Today, ethnomusicology is a field of living frameworks in active coexistence. The Anthropology of Music remains the default orientation for most training programs, providing the basic vocabulary of fieldwork, participant observation, and cultural relativism. Performance Theory continues to shape how researchers approach embodied practice and musical learning. Marxist and Political-Economy Ethnomusicology, Interpretive and Reflexive Ethnomusicology, Feminist Ethnomusicology, and Postcolonial and Decolonial Ethnomusicology together form a critical constellation that keeps the field attentive to power, positionality, and representation. Applied Ethnomusicology has grown rapidly, especially in heritage and community-engagement contexts. Cognitive Ethnomusicology and Historical Ethnomusicology remain smaller but growing currents, each challenging the field's dominant assumptions in different ways.
What the leading frameworks agree on is that music cannot be understood apart from the social and cultural contexts in which it is produced and experienced—a legacy of the Anthropology of Music's foundational break with Comparative Musicology.
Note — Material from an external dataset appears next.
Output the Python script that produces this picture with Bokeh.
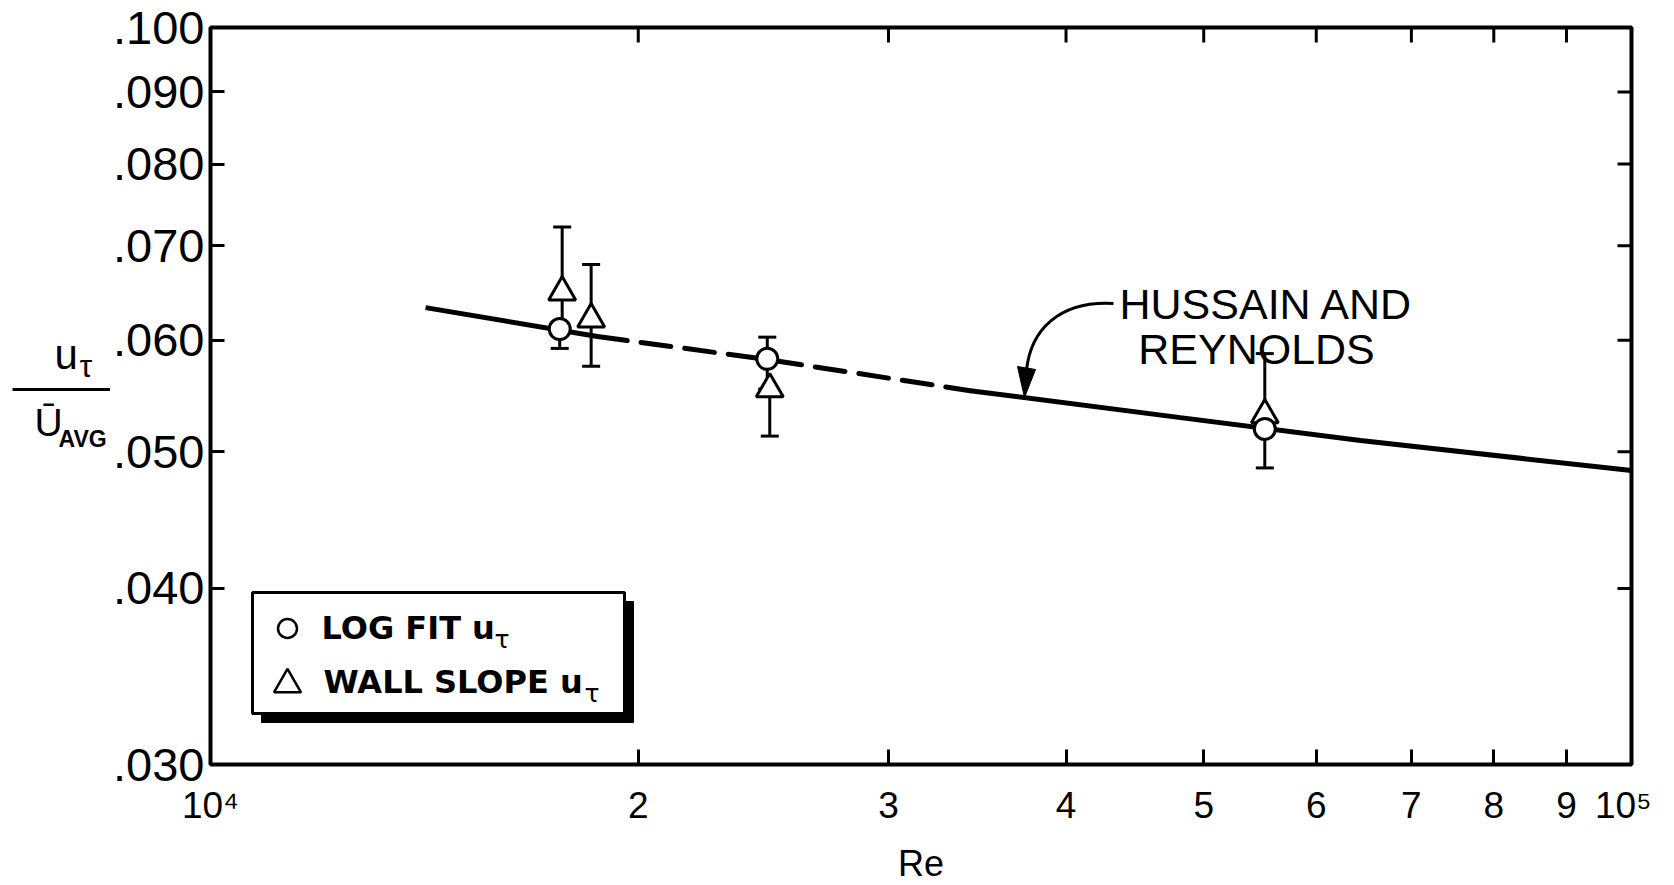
import math
from bokeh.plotting import figure
from bokeh.layouts import row
from bokeh.models import Range1d, FixedTicker, BoxAnnotation
from bokeh.core.properties import value
from bokeh.embed import file_html
from bokeh.resources import INLINE

# ---------------- data ----------------
# Log-fit u_tau (circles)
re_logfit = [1.761e4, 2.465e4, 5.52e4]
ut_logfit = [0.0611, 0.0582, 0.0519]
err_lo_logfit = [0.0592, 0.0554, 0.0487]
err_hi_logfit = [0.0611, 0.0603, 0.0519]

# Wall-slope u_tau (triangles)
re_wall = [1.768e4, 1.853e4, 2.475e4, 5.52e4]
ut_wall = [0.0649, 0.0621, 0.0554, 0.0531]
err_lo_wall = [0.0611, 0.0575, 0.0513, 0.0519]
err_hi_wall = [0.0722, 0.0679, 0.0554, 0.0587]

# Hussain and Reynolds curve
hr_re = [1.417e4, 1.872e4, 2.466e4, 3.425e4, 4.815e4, 6.446e4, 1.0e5]
hr_ut = [0.06328, 0.06036, 0.05813, 0.05525, 0.05287, 0.05093, 0.04849]

# Ticks
x_ticks = [1e4, 2e4, 3e4, 4e4, 5e4, 6e4, 7e4, 8e4, 9e4, 1e5]
x_tick_labels = ["10\u2074", "2", "3", "4", "5", "6", "7", "8", "9", "10\u2075"]
y_ticks = [0.03, 0.04, 0.05, 0.06, 0.07, 0.08, 0.09, 0.10]
y_tick_labels = [".030", ".040", ".050", ".060", ".070", ".080", ".090", ".100"]

# ---------------- layout helpers (annotation placement, page px) ----------------
FONT = "Liberation Sans"
LEG_FONT = "DejaVu Sans"
LAB_W = 110                      # width of the strip that holds the y-axis title
FRAME_L, FRAME_T, FRAME_W, FRAME_H = 210, 27, 1421, 737
X_MIN, X_MAX = 1e4, 1e5
Y_MIN, Y_MAX = 0.03, 0.10
BASE_SHIFT = 0.38                # text glyphs are anchored near their middle


def px_x(px):
    return X_MIN * (X_MAX / X_MIN) ** ((px - FRAME_L) / FRAME_W)


def px_y(py):
    return Y_MAX * (Y_MIN / Y_MAX) ** ((py - FRAME_T) / FRAME_H)


def base_y(py, size):
    """page-px baseline -> anchor position for a text glyph of the given size"""
    return py - BASE_SHIFT * size


p = figure(frame_width=FRAME_W, frame_height=FRAME_H,
           x_axis_type="log", y_axis_type="log",
           x_range=Range1d(X_MIN, X_MAX), y_range=Range1d(Y_MIN, Y_MAX),
           output_backend="svg", toolbar_location=None,
           min_border_left=FRAME_L - LAB_W, min_border_top=FRAME_T,
           min_border_right=20, min_border_bottom=100)
p.grid.visible = False
p.outline_line_color = "black"
p.outline_line_width = 4
p.background_fill_color = "white"
p.border_fill_color = "white"

# bottom axis
xb = p.xaxis[0]
xb.ticker = FixedTicker(ticks=x_ticks)
xb.major_label_overrides = dict(zip(x_ticks, x_tick_labels))
xb.axis_line_color = None
xb.major_tick_in = 15
xb.major_tick_out = 0
xb.major_tick_line_width = 3
xb.minor_tick_line_color = None
xb.major_label_standoff = 20
xb.major_label_text_font = FONT
xb.major_label_text_font_size = "37px"
xb.major_label_text_color = "black"
xb.axis_label = "Re"
xb.axis_label_text_font = FONT
xb.axis_label_text_font_size = "36px"
xb.axis_label_text_font_style = "normal"
xb.axis_label_text_color = "black"
xb.axis_label_standoff = 14

# left axis
yl = p.yaxis[0]
yl.ticker = FixedTicker(ticks=y_ticks)
yl.major_label_overrides = dict(zip(y_ticks, y_tick_labels))
yl.axis_line_color = None
yl.major_tick_in = 14
yl.major_tick_out = 0
yl.major_tick_line_width = 3
yl.minor_tick_line_color = None
yl.major_label_standoff = 6
yl.major_label_text_font = FONT
yl.major_label_text_font_size = "47px"
yl.major_label_text_color = "black"

# inward ticks on the top and right frame edges (same tick values, no labels)
top_ticks = x_ticks[1:-1]
p.segment(x0=top_ticks, y0=[Y_MAX] * len(top_ticks), x1=top_ticks,
          y1=[px_y(FRAME_T + 15)] * len(top_ticks), line_color="black", line_width=3)
right_ticks = y_ticks[1:-1]
p.segment(x0=[X_MAX] * len(right_ticks), y0=right_ticks,
          x1=[px_x(FRAME_L + FRAME_W - 14)] * len(right_ticks), y1=right_ticks,
          line_color="black", line_width=3)

# ---------------- Hussain & Reynolds curve ----------------
p.line(hr_re[0:2], hr_ut[0:2], line_color="black", line_width=5)
p.line(hr_re[1:4], hr_ut[1:4], line_color="black", line_width=5,
       line_dash="30 14", line_cap="round")
p.line(hr_re[3:], hr_ut[3:], line_color="black", line_width=5)

# ---------------- error bars ----------------
p.segment(x0=re_wall, y0=err_lo_wall, x1=re_wall, y1=err_hi_wall,
          line_color="black", line_width=3)
p.segment(x0=re_logfit, y0=err_lo_logfit, x1=re_logfit, y1=err_hi_logfit,
          line_color="black", line_width=3)
p.scatter(x=re_wall + re_wall, y=err_lo_wall + err_hi_wall, marker="dash",
          size=18, line_color="black", line_width=3)
p.scatter(x=re_logfit + re_logfit, y=err_lo_logfit + err_hi_logfit, marker="dash",
          size=18, line_color="black", line_width=3)

# ---------------- markers ----------------
p.scatter(re_wall, ut_wall, marker="triangle", size=27, fill_color="white",
          line_color="black", line_width=3)
p.scatter(re_logfit, ut_logfit, marker="circle", size=21, fill_color="white",
          line_color="black", line_width=3)

# ---------------- annotation: HUSSAIN AND REYNOLDS ----------------
p.text(x=[px_x(1119)], y=[px_y(base_y(320, 43))], text=["HUSSAIN AND"],
       text_font=value(FONT), text_font_size="43px", text_color="black",
       text_align="left", text_baseline="alphabetic")
p.text(x=[px_x(1256)], y=[px_y(base_y(365, 43))], text=["REYNOLDS"],
       text_font=value(FONT), text_font_size="43px", text_color="black",
       text_align="center", text_baseline="alphabetic")
p.bezier(x0=[px_x(1113)], y0=[px_y(303)], x1=[px_x(1026)], y1=[px_y(370)],
         cx0=[px_x(1058)], cy0=[px_y(300)], cx1=[px_x(1030)], cy1=[px_y(330)],
         line_color="black", line_width=3)
p.patch([px_x(1017), px_x(1035), px_x(1024)], [px_y(366), px_y(369), px_y(397)],
        fill_color="black", line_color="black", line_width=1)

# ---------------- legend (boxed, with drop shadow) ----------------
p.add_layout(BoxAnnotation(left=px_x(261), right=px_x(633), top=px_y(601), bottom=px_y(722),
                           fill_color="black", fill_alpha=1, line_color="black",
                           line_alpha=1, line_width=1, level="underlay"))
p.add_layout(BoxAnnotation(left=px_x(252), right=px_x(624), top=px_y(592), bottom=px_y(713),
                           fill_color="white", fill_alpha=1, line_color="black",
                           line_alpha=1, line_width=3, level="underlay"))
p.scatter([px_x(287)], [px_y(628)], marker="circle", size=19, fill_color="white",
          line_color="black", line_width=2.5)
p.scatter([px_x(287)], [px_y(684)], marker="triangle", size=27, fill_color="white",
          line_color="black", line_width=2.5)
p.text(x=[px_x(321), px_x(323)], y=[px_y(base_y(640, 32)), px_y(base_y(694, 32))],
       text=["LOG FIT u", "WALL SLOPE u"], text_font=value(LEG_FONT),
       text_font_size="32px", text_font_style="bold", text_color="black",
       text_baseline="alphabetic")
p.text(x=[px_x(494), px_x(584)], y=[px_y(base_y(648, 25)), px_y(base_y(702, 25))],
       text=["\u03c4", "\u03c4"], text_font=value(LEG_FONT), text_font_size="25px",
       text_color="black", text_baseline="alphabetic")

# ---------------- y-axis title strip: u_tau / U_AVG (y in page px) ----------------
lab = figure(frame_width=LAB_W, frame_height=FRAME_H,
             x_range=Range1d(0, LAB_W), y_range=Range1d(FRAME_T + FRAME_H, FRAME_T),
             x_axis_location=None, y_axis_location=None,
             min_border_left=0, min_border_right=0, min_border_top=FRAME_T,
             min_border_bottom=100, output_backend="svg", toolbar_location=None)
lab.grid.visible = False
lab.outline_line_color = None
lab.background_fill_color = "white"
lab.border_fill_color = "white"
lab.text(x=[54], y=[base_y(370, 42)], text=["u"], text_font=value(FONT),
         text_font_size="42px", text_color="black", text_baseline="alphabetic")
lab.text(x=[79], y=[base_y(378, 32)], text=["\u03c4"], text_font=value(FONT),
         text_font_size="32px", text_color="black", text_baseline="alphabetic")
lab.segment(x0=[12], y0=[389], x1=[LAB_W], y1=[389], line_color="black", line_width=3)
lab.text(x=[34], y=[base_y(437, 39)], text=["\u016a"], text_font=value(FONT),
         text_font_size="39px", text_color="black", text_baseline="alphabetic")
lab.text(x=[58], y=[base_y(447, 23)], text=["AVG"], text_font=value(FONT),
         text_font_size="23px", text_font_style="bold", text_color="black",
         text_baseline="alphabetic")

layout = row(lab, p)
open("out.html", "w").write(file_html(layout, INLINE))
They also broadly agree that fieldwork is the discipline's core method, though they disagree about what fieldwork should consist of and whose knowledge it should prioritize. The major disagreements today revolve around three axes: first, whether ethnomusicology's primary responsibility is to scholarly knowledge or to community service (Applied vs. academic frameworks); second, whether universal cognitive processes or culturally specific meanings should be the focus of explanation (Cognitive vs. interpretive frameworks); and third, whether the discipline's colonial past can be reformed from within or requires a more radical decolonial break (Postcolonial and Decolonial vs. reformist positions). These disagreements are not signs of weakness. They are the field's engine, ensuring that the central question—what should we study when we study music across human societies?—remains open, contested, and alive.